Material provided:
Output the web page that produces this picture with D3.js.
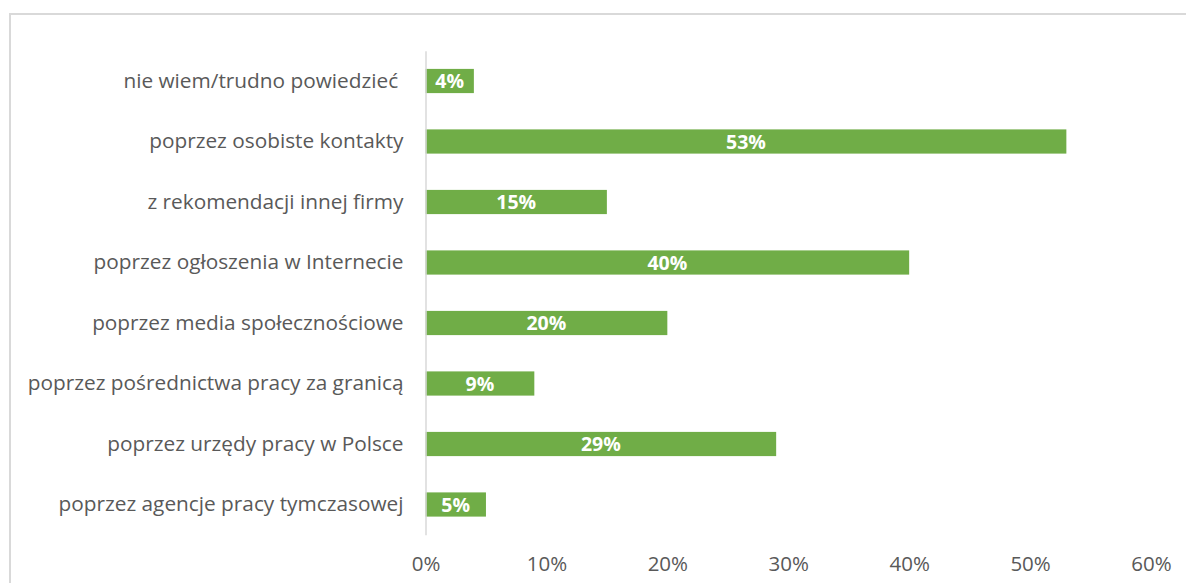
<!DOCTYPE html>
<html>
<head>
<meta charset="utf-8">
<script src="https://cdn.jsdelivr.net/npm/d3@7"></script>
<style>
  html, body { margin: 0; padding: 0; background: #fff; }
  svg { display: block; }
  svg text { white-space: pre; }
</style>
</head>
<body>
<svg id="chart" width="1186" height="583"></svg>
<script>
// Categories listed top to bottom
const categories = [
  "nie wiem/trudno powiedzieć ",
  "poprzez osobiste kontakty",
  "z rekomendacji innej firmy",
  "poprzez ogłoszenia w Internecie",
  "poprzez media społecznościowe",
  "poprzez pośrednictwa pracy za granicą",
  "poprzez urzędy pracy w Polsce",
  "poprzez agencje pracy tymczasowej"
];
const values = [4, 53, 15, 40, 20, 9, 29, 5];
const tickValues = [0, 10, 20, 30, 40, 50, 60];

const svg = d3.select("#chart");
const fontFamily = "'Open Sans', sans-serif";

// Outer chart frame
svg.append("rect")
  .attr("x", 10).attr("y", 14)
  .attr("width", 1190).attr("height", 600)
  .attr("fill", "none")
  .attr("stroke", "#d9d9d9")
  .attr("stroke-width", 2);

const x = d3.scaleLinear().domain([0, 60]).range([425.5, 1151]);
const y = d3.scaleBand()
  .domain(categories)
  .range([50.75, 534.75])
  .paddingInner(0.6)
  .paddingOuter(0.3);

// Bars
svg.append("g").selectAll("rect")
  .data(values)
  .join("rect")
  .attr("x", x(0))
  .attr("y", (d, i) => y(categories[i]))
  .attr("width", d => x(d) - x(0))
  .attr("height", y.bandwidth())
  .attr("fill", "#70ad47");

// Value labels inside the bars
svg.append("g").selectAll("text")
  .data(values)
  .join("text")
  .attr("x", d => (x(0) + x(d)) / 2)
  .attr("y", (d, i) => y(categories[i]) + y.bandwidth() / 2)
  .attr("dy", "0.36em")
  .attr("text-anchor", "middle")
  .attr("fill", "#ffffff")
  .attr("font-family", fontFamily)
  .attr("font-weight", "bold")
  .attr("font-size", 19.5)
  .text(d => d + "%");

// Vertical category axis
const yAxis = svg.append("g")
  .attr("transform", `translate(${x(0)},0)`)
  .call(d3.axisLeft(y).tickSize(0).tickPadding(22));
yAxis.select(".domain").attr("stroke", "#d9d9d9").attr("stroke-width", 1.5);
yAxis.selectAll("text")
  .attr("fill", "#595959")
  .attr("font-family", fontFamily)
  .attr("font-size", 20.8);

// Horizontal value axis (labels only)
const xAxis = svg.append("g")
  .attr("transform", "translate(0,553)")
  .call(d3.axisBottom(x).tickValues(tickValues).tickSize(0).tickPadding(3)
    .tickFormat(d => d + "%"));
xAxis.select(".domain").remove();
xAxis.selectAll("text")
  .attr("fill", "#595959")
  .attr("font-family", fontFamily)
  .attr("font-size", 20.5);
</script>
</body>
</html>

Exercise prompt: In your copy of the listing above, reproduce each line exactly and omit all pictures.

Solution:
Output the web page that produces this picture with D3.js.
<!DOCTYPE html>
<html>
<head>
<meta charset="utf-8">
<script src="https://cdn.jsdelivr.net/npm/d3@7"></script>
<style>
  html, body { margin: 0; padding: 0; background: #fff; }
  svg { display: block; }
  svg text { white-space: pre; }
</style>
</head>
<body>
<svg id="chart" width="1186" height="583"></svg>
<script>
// Categories listed top to bottom
const categories = [
  "nie wiem/trudno powiedzieć ",
  "poprzez osobiste kontakty",
  "z rekomendacji innej firmy",
  "poprzez ogłoszenia w Internecie",
  "poprzez media społecznościowe",
  "poprzez pośrednictwa pracy za granicą",
  "poprzez urzędy pracy w Polsce",
  "poprzez agencje pracy tymczasowej"
];
const values = [4, 53, 15, 40, 20, 9, 29, 5];
const tickValues = [0, 10, 20, 30, 40, 50, 60];

const svg = d3.select("#chart");
const fontFamily = "'Open Sans', sans-serif";

// Outer chart frame
svg.append("rect")
  .attr("x", 10).attr("y", 14)
  .attr("width", 1190).attr("height", 600)
  .attr("fill", "none")
  .attr("stroke", "#d9d9d9")
  .attr("stroke-width", 2);

const x = d3.scaleLinear().domain([0, 60]).range([425.5, 1151]);
const y = d3.scaleBand()
  .domain(categories)
  .range([50.75, 534.75])
  .paddingInner(0.6)
  .paddingOuter(0.3);

// Bars
svg.append("g").selectAll("rect")
  .data(values)
  .join("rect")
  .attr("x", x(0))
  .attr("y", (d, i) => y(categories[i]))
  .attr("width", d => x(d) - x(0))
  .attr("height", y.bandwidth())
  .attr("fill", "#70ad47");

// Value labels inside the bars
svg.append("g").selectAll("text")
  .data(values)
  .join("text")
  .attr("x", d => (x(0) + x(d)) / 2)
  .attr("y", (d, i) => y(categories[i]) + y.bandwidth() / 2)
  .attr("dy", "0.36em")
  .attr("text-anchor", "middle")
  .attr("fill", "#ffffff")
  .attr("font-family", fontFamily)
  .attr("font-weight", "bold")
  .attr("font-size", 19.5)
  .text(d => d + "%");

// Vertical category axis
const yAxis = svg.append("g")
  .attr("transform", `translate(${x(0)},0)`)
  .call(d3.axisLeft(y).tickSize(0).tickPadding(22));
yAxis.select(".domain").attr("stroke", "#d9d9d9").attr("stroke-width", 1.5);
yAxis.selectAll("text")
  .attr("fill", "#595959")
  .attr("font-family", fontFamily)
  .attr("font-size", 20.8);

// Horizontal value axis (labels only)
const xAxis = svg.append("g")
  .attr("transform", "translate(0,553)")
  .call(d3.axisBottom(x).tickValues(tickValues).tickSize(0).tickPadding(3)
    .tickFormat(d => d + "%"));
xAxis.select(".domain").remove();
xAxis.selectAll("text")
  .attr("fill", "#595959")
  .attr("font-family", fontFamily)
  .attr("font-size", 20.5);
</script>
</body>
</html>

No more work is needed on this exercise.